There are a few harder-to-define forces thought to be at work on executive pay. One is the winner-takes-all-society.
As with professional footballers and entertainers, the competition between increasingly large and powerful companies to have what is seen as the best chief executive (or player or singer) is pushing rewards farther upwards so that pay is disproportionately heavy at the top of any professional ladder.
There is some research to support the theory. A study last year conducted by Ian Dew-Becker and Robert Gordon for the National Bureau of Economic Research in the US suggested that half of the country’s productivity gains since 1966 had found their way into the salaries of the top 10 per cent of earners. The other half filtered down to the bottom 90 per cent.
An aligned trend among companies to allow executives to battle it out to become the superpaid superhero is also helping to force up pay.
Mark Bryan, a labour economist at the Institute for Social and Economic Research, says: “There’s the superstar phenomenon – the idea of having tournaments within organisations with a huge prize at the top.”
Two years ago, amid speculation about the retirement date of Lee Scott, its chief executive, Wal-Mart Stores, the giant US retailer, set up its own competition for the boss’s job.
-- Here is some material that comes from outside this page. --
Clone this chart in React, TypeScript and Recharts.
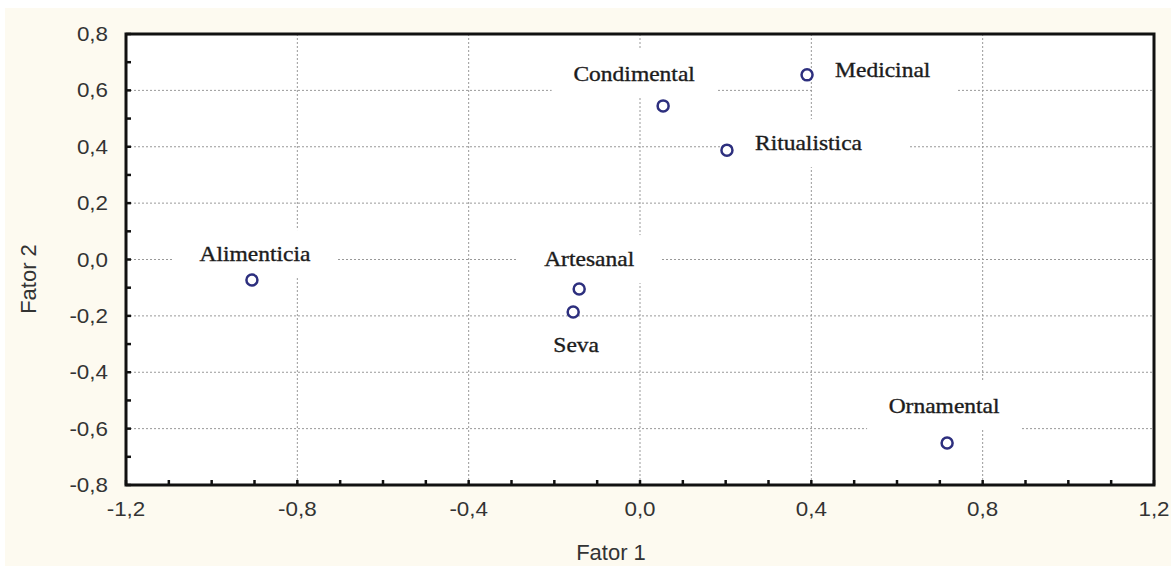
import { ScatterChart, Scatter, XAxis, YAxis, CartesianGrid, Label, ReferenceArea } from 'recharts'

const labels = ['Alimenticia', 'Artesanal', 'Seva', 'Condimental', 'Medicinal', 'Ritualistica', 'Ornamental']
const fator1 = [-0.906, -0.142, -0.156, 0.054, 0.39, 0.203, 0.717]
const fator2 = [-0.073, -0.105, -0.186, 0.545, 0.655, 0.388, -0.651]

const xTicks = [-1.2, -1.1, -1.0, -0.9, -0.8, -0.7, -0.6, -0.5, -0.4, -0.3, -0.2, -0.1, 0, 0.1, 0.2, 0.3, 0.4, 0.5, 0.6, 0.7, 0.8, 0.9, 1.0, 1.1, 1.2]
const xMajor = [-1.2, -0.8, -0.4, 0, 0.4, 0.8, 1.2]
const yTicks = [-0.8, -0.7, -0.6, -0.5, -0.4, -0.3, -0.2, -0.1, 0, 0.1, 0.2, 0.3, 0.4, 0.5, 0.6, 0.7, 0.8]
const yMajor = [-0.8, -0.6, -0.4, -0.2, 0, 0.2, 0.4, 0.6, 0.8]

const points = labels.map((name, i) => ({ name, x: fator1[i], y: fator2[i] }))

// where each point's name sits relative to its marker
const LABEL_POS: Record<string, { dx: number; dy: number; anchor: 'start' | 'middle' }> = {
  Alimenticia: { dx: 3, dy: -26, anchor: 'middle' },
  Artesanal: { dx: 10, dy: -30, anchor: 'middle' },
  Seva: { dx: 3, dy: 33, anchor: 'middle' },
  Condimental: { dx: -29, dy: -32, anchor: 'middle' },
  Medicinal: { dx: 28, dy: -5, anchor: 'start' },
  Ritualistica: { dx: 28, dy: -7, anchor: 'start' },
  Ornamental: { dx: -3, dy: -37, anchor: 'middle' },
}

const AXIS = '#111'
const TEXT = '#333'
const SANS = '"Liberation Sans", Arial, sans-serif'
const SERIF = '"Liberation Serif", "Times New Roman", serif'

const isMajor = (list: number[], v: number) => list.some((m) => Math.abs(m - v) < 1e-6)
const fmt = (v: number) => v.toFixed(1).replace('.', ',')

const XTick = (props: any) => {
  const { x, y, payload } = props
  if (!isMajor(xMajor, payload.value)) return null
  return (
    <text transform={`translate(${x},${y + 31}) scale(1.12,1)`} textAnchor="middle" fill={TEXT} stroke="none" fontSize={20} fontFamily={SANS}>
      {fmt(payload.value)}
    </text>
  )
}

const YTick = (props: any) => {
  const { x, y, payload } = props
  if (!isMajor(yMajor, payload.value)) return null
  return (
    <text transform={`translate(${x - 18},${y + 7}) scale(1.12,1)`} textAnchor="end" fill={TEXT} stroke="none" fontSize={20} fontFamily={SANS}>
      {fmt(payload.value)}
    </text>
  )
}

const LabelShape = (props: any) => {
  const { cx, cy, payload } = props
  const p = LABEL_POS[payload.name]
  const tx = cx + p.dx
  const ty = cy + p.dy
  const w = payload.name.length * 11
  const left = p.anchor === 'start' ? tx : tx - w / 2
  return (
    <g>
      <rect x={left - 22} y={ty - 24} width={w + 44} height={48} fill="#fff" />
      <text
        transform={`translate(${tx},${ty}) scale(1.12,1)`}
        textAnchor={p.anchor}
        dominantBaseline="central"
        fill="#1c1c1c"
        stroke="#1c1c1c"
        strokeWidth={0.35}
        fontSize={21}
        fontFamily={SERIF}
      >
        {payload.name}
      </text>
    </g>
  )
}

const Marker = (props: any) => (
  <circle cx={props.cx} cy={props.cy} r={5.5} fill="#fff" stroke="#2d2f7e" strokeWidth={2.5} />
)

const tickLine = { stroke: AXIS, strokeWidth: 2.5 }

export default function App() {
  return (
    <div style={{ width: 1176, height: 566, background: '#fff', position: 'relative' }}>
      <style>{'body{margin:0}'}</style>
      <div style={{ position: 'absolute', left: 5, top: 8, right: 5, bottom: 0, background: '#fdfaf0' }} />
      <div style={{ position: 'absolute', left: 0, top: 0 }}>
        <ScatterChart width={1176} height={566} margin={{ top: 34, right: 22, bottom: 0, left: 26 }}>
          <CartesianGrid
            fill="#fff"
            stroke="#999"
            strokeDasharray="2 2"
            verticalValues={[-0.8, -0.4, 0, 0.4, 0.8]}
            horizontalValues={[-0.6, -0.4, -0.2, 0, 0.2, 0.4, 0.6]}
          />
          <XAxis
            type="number"
            dataKey="x"
            domain={[-1.2, 1.2]}
            ticks={xTicks}
            interval={0}
            height={81}
            tickSize={-5}
            tickMargin={5}
            stroke={AXIS}
            axisLine={false}
            tickLine={tickLine}
            tick={<XTick />}
          >
            <Label
              content={() => (
                <text x={611} y={560} textAnchor="middle" fill={TEXT} stroke="none" fontSize={22} fontFamily={SANS}>
                  Fator 1
                </text>
              )}
            />
          </XAxis>
          <YAxis
            type="number"
            dataKey="y"
            domain={[-0.8, 0.8]}
            ticks={yTicks}
            interval={0}
            width={100}
            tickSize={-5}
            tickMargin={5}
            stroke={AXIS}
            axisLine={false}
            tickLine={tickLine}
            tick={<YTick />}
          >
            <Label
              content={() => (
                <text
                  transform="translate(36,279) rotate(-90)"
                  textAnchor="middle"
                  fill={TEXT}
                  stroke="none"
                  fontSize={22}
                  fontFamily={SANS}
                >
                  Fator 2
                </text>
              )}
            />
          </YAxis>
          <XAxis
            xAxisId="top"
            orientation="top"
            type="number"
            dataKey="x"
            domain={[-1.2, 1.2]}
            ticks={xTicks}
            interval={0}
            height={0}
            tickSize={-5}
            stroke={AXIS}
            axisLine={false}
            tickLine={tickLine}
            tick={false}
          />
          <YAxis
            yAxisId="right"
            orientation="right"
            type="number"
            dataKey="y"
            domain={[-0.8, 0.8]}
            ticks={yTicks}
            interval={0}
            width={0}
            tickSize={-5}
            stroke={AXIS}
            axisLine={false}
            tickLine={tickLine}
            tick={false}
          />
          <Scatter data={points} xAxisId="top" yAxisId="right" shape={<LabelShape />} isAnimationActive={false} />
          <Scatter data={points} shape={<Marker />} isAnimationActive={false} />
          <ReferenceArea
            x1={-1.2}
            x2={1.2}
            y1={-0.8}
            y2={0.8}
            fill="none"
            fillOpacity={0}
            stroke={AXIS}
            strokeWidth={3}
            ifOverflow="visible"
          />
        </ScatterChart>
      </div>
    </div>
  )
}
John Menzer, the head of Wal-Mart’s international business, and Mike Duke, the head of the American business, swapped jobs and both became vice-chairmen in what was seen as preparation for them to vie for the chief executive’s position.
This year Marks & Spencer, Britain’s well-known retailer, was thought to be lining up its own runners and riders to succeed Stuart Rose, its chief executive, after a management reshuffle in which its retail director, Anthony Thompson, left the company and Carl Leaver was appointed director of the international business. Kate Bostock, the director of women’s and girls’ clothing, was promoted to oversee the lingerie division as well.
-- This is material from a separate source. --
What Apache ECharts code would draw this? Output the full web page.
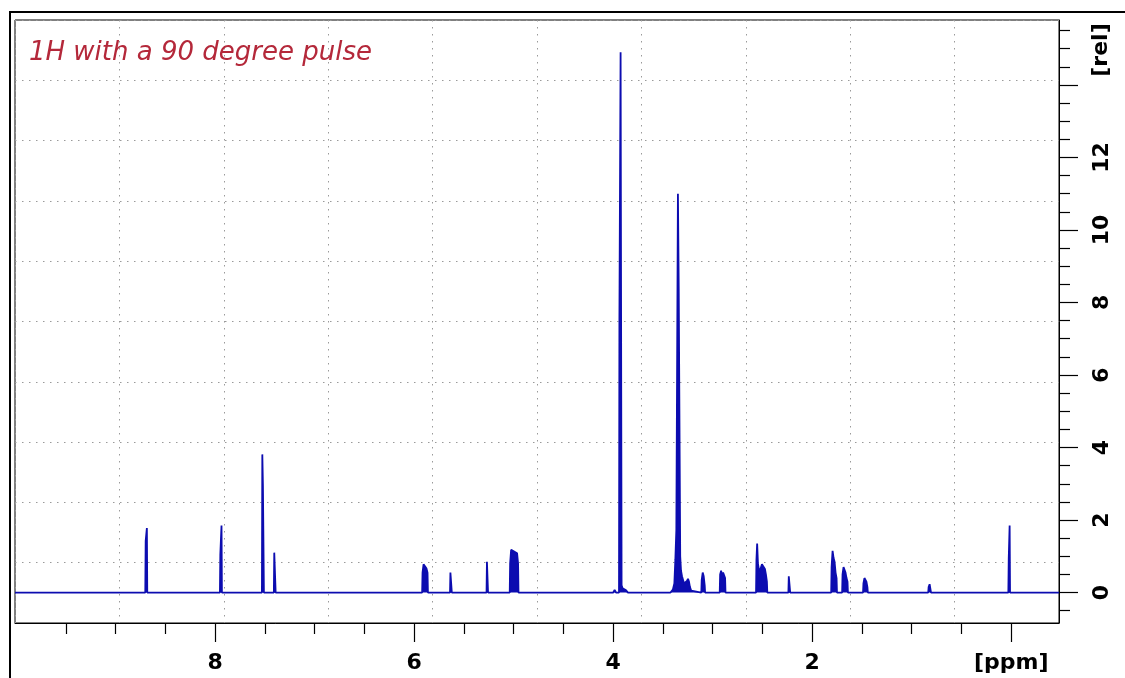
<!DOCTYPE html>
<html><head><meta charset="utf-8">
<script src="https://cdn.jsdelivr.net/npm/echarts@6/dist/echarts.min.js"></script>
<style>html,body{margin:0;padding:0;background:#fff}#c{width:1125px;height:678px}</style>
</head><body><div id="c"></div>
<script>
// ---- data ----
const titleText = '1H with a 90 degree pulse';
const xUnit = '[ppm]';
const yUnit = '[rel]';
const X_MIN = -0.48, X_MAX = 10.01;
const Y_MIN = -0.84, Y_MAX = 15.79;
const gridDivisions = 10;
const xLabelValues = [8, 6, 4, 2, 0];
const xMajorTicks = [8, 6, 4, 2, 0];
const xMinorTicks = [9.5, 9, 8.5, 7.5, 7, 6.5, 5.5, 5, 4.5, 3.5, 3, 2.5, 1.5, 1, 0.5];
const yLabelValues = [0, 2, 4, 6, 8, 10, 12];
const yMajorTicks = [0, 2, 4, 6, 8, 10, 12, 14];
const yMinorTicks = [-0.5, 0.5, 1, 1.5, 2.5, 3, 3.5, 4.5, 5, 5.5, 6.5, 7, 7.5, 8.5, 9, 9.5, 10.5, 11, 11.5, 12.5, 13, 13.5, 14.5, 15, 15.5];

// spectral lines (chemical shift in ppm, relative intensity)
const lineShift = [
  8.697, 8.690, 8.685,
  7.947, 7.940, 7.935,
  7.525, 7.519, 7.513,
  7.405, 7.395,
  5.915, 5.905, 5.895, 5.885, 5.875, 5.865,
  5.635, 5.625,
  5.268, 5.261,
  5.035, 5.025, 5.015, 5.005, 4.995, 4.985, 4.975, 4.965, 4.955,
  3.995, 3.985, 3.975,
  3.937, 3.930, 3.925, 3.915, 3.905, 3.895, 3.885, 3.870, 3.855,
  3.420, 3.400, 3.385, 3.375, 3.365, 3.357, 3.349, 3.341, 3.333, 3.326, 3.318, 3.308, 3.298, 3.288, 3.278, 3.268, 3.258, 3.248, 3.238, 3.228, 3.215,
  3.110, 3.100, 3.090, 3.080,
  2.925, 2.915, 2.905, 2.895, 2.885, 2.875,
  2.560, 2.553, 2.545, 2.530, 2.520, 2.505, 2.495, 2.485, 2.475, 2.465, 2.455,
  2.235, 2.225,
  1.805, 1.795, 1.785, 1.775, 1.765, 1.755,
  1.695, 1.685, 1.675, 1.665, 1.655, 1.645,
  1.485, 1.475, 1.465, 1.455, 1.445,
  0.830, 0.820, 0.810,
  0.025, 0.020, 0.016
];
const lineHeight = [
  1.42, 1.45, 1.78,
  1.05, 1.08, 1.85,
  3.81, 2.95, 2.90,
  1.10, 1.06,
  0.55, 0.78, 0.82, 0.78, 0.66, 0.55,
  0.55, 0.55,
  0.85, 0.80,
  0.80, 1.18, 1.16, 1.14, 1.13, 1.12, 1.10, 1.08, 0.80,
  0.04, 0.07, 0.06,
  7.50, 7.55, 14.90, 0.20, 0.12, 0.15, 0.08, 0.06, 0.04,
  0.03, 0.08, 0.25, 0.90, 1.72, 1.75, 11.00, 8.38, 8.33, 1.00, 0.60, 0.45, 0.35, 0.25, 0.20, 0.22, 0.32, 0.38, 0.30, 0.15, 0.05,
  0.35, 0.55, 0.45, 0.20,
  0.50, 0.60, 0.45, 0.55, 0.58, 0.40,
  0.90, 1.35, 0.80, 0.55, 0.60, 0.78, 0.80, 0.75, 0.65, 0.50, 0.30,
  0.45, 0.42,
  0.70, 1.15, 0.95, 0.85, 0.55, 0.40,
  0.50, 0.70, 0.72, 0.55, 0.40, 0.30,
  0.25, 0.40, 0.38, 0.30, 0.15,
  0.15, 0.23, 0.18,
  0.94, 0.96, 1.85
];

// ---- build spectrum trace: baseline between groups of close lines ----
const GROUP_GAP = 0.026, FOOT = 0.004;
const spectrum = [[X_MAX, 0]];
for (let i = 0; i < lineShift.length;) {
  let j = i;
  while (j + 1 < lineShift.length && lineShift[j] - lineShift[j + 1] <= GROUP_GAP) j++;
  spectrum.push([lineShift[i] + FOOT, 0]);
  for (let k = i; k <= j; k++) spectrum.push([lineShift[k], lineHeight[k]]);
  spectrum.push([lineShift[j] - FOOT, 0]);
  i = j + 1;
}
spectrum.push([X_MIN, 0]);

const labelFont = { fontFamily: 'DejaVu Sans', fontWeight: 'bold', fontSize: 22, color: '#000' };
const tickStyle = { color: '#000', width: 1.2 };
const dotted = { color: '#9a9a9a', width: 1, type: [1.5, 5.5] };
const specColor = '#0c0cb0';

const chart = echarts.init(document.getElementById('c'), null, { renderer: 'canvas' });
chart.setOption({
  animation: false,
  backgroundColor: '#fff',
  grid: {
    left: 15, top: 20, width: 1044, height: 603,
    show: true, borderColor: '#000', borderWidth: 1, backgroundColor: 'transparent',
    containLabel: false, outerBoundsMode: 'none'
  },
  xAxis: [
    {
      type: 'value', min: X_MIN, max: X_MAX, inverse: true, position: 'bottom',
      axisLine: { show: true, onZero: false, lineStyle: { color: '#000', width: 1 } },
      axisTick: { show: true, customValues: xMajorTicks, length: 19, lineStyle: tickStyle },
      axisLabel: Object.assign({ show: true, customValues: xLabelValues, margin: 29,
        formatter: v => (v === 0 ? xUnit : String(v)) }, labelFont),
      splitLine: { show: false }
    },
    {
      type: 'value', min: X_MIN, max: X_MAX, inverse: true, position: 'bottom',
      axisLine: { show: false, onZero: false },
      axisTick: { show: true, customValues: xMinorTicks, length: 11, lineStyle: tickStyle },
      axisLabel: { show: false },
      splitLine: { show: false }
    },
    {
      type: 'value', min: 0, max: gridDivisions, interval: 1, position: 'top',
      axisLine: { show: false, onZero: false }, axisTick: { show: false }, axisLabel: { show: false },
      splitLine: { show: true, lineStyle: dotted }
    }
  ],
  yAxis: [
    {
      type: 'value', min: Y_MIN, max: Y_MAX, position: 'right',
      axisLine: { show: true, onZero: false, lineStyle: { color: '#000', width: 1 } },
      axisTick: { show: true, customValues: yMajorTicks, length: 19, lineStyle: tickStyle },
      axisLabel: Object.assign({ show: true, customValues: yLabelValues, margin: 32, rotate: 90,
        formatter: v => String(v) }, labelFont),
      splitLine: { show: false }
    },
    {
      type: 'value', min: Y_MIN, max: Y_MAX, position: 'right',
      axisLine: { show: false, onZero: false },
      axisTick: { show: true, customValues: yMinorTicks, length: 11, lineStyle: tickStyle },
      axisLabel: { show: false },
      splitLine: { show: false }
    },
    {
      type: 'value', min: 0, max: gridDivisions, interval: 1, position: 'left',
      axisLine: { show: false, onZero: false }, axisTick: { show: false }, axisLabel: { show: false },
      splitLine: { show: true, lineStyle: dotted }
    }
  ],
  series: [{
    type: 'line', xAxisIndex: 0, yAxisIndex: 0, data: spectrum,
    showSymbol: false, symbol: 'none', sampling: null, smooth: false,
    lineStyle: { color: specColor, width: 1.8 },
    areaStyle: { color: specColor, opacity: 1, origin: 0 },
    z: 5
  }],
  graphic: [
    { type: 'rect', shape: { x: 10, y: 12, width: 1300, height: 800 },
      style: { fill: 'none', stroke: '#000', lineWidth: 2 }, silent: true, z: 100 },
    { type: 'text', x: 29, y: 53, silent: true, z: 100,
      style: { text: titleText, x: 0, y: 0, fill: '#b4283a',
        font: 'italic 26px "DejaVu Sans"', align: 'left', verticalAlign: 'middle',
        textAlign: 'left', textVerticalAlign: 'middle' } },
    { type: 'text', x: 1101, y: 50, rotation: Math.PI / 2, silent: true, z: 100,
      style: { text: yUnit, x: 0, y: 0, fill: '#000',
        font: 'bold 22px "DejaVu Sans"', align: 'center', verticalAlign: 'middle',
        textAlign: 'center', textVerticalAlign: 'middle' } }
  ]
});
</script>
</body></html>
Whether the causes are globalisation, technology, poor corporate governance or the superhero society, Bill Cohen, a remuneration specialist at Deloitte, believes that the widening of the wage gap will slow in coming years – in part because of headlines about executive pay.
“There’s more of a trend focusing on variable pay rather than base pay,” Mr Cohen says. “And there’s significantly more attention being paid to the rise in executive pay and whether that’s appropriate.”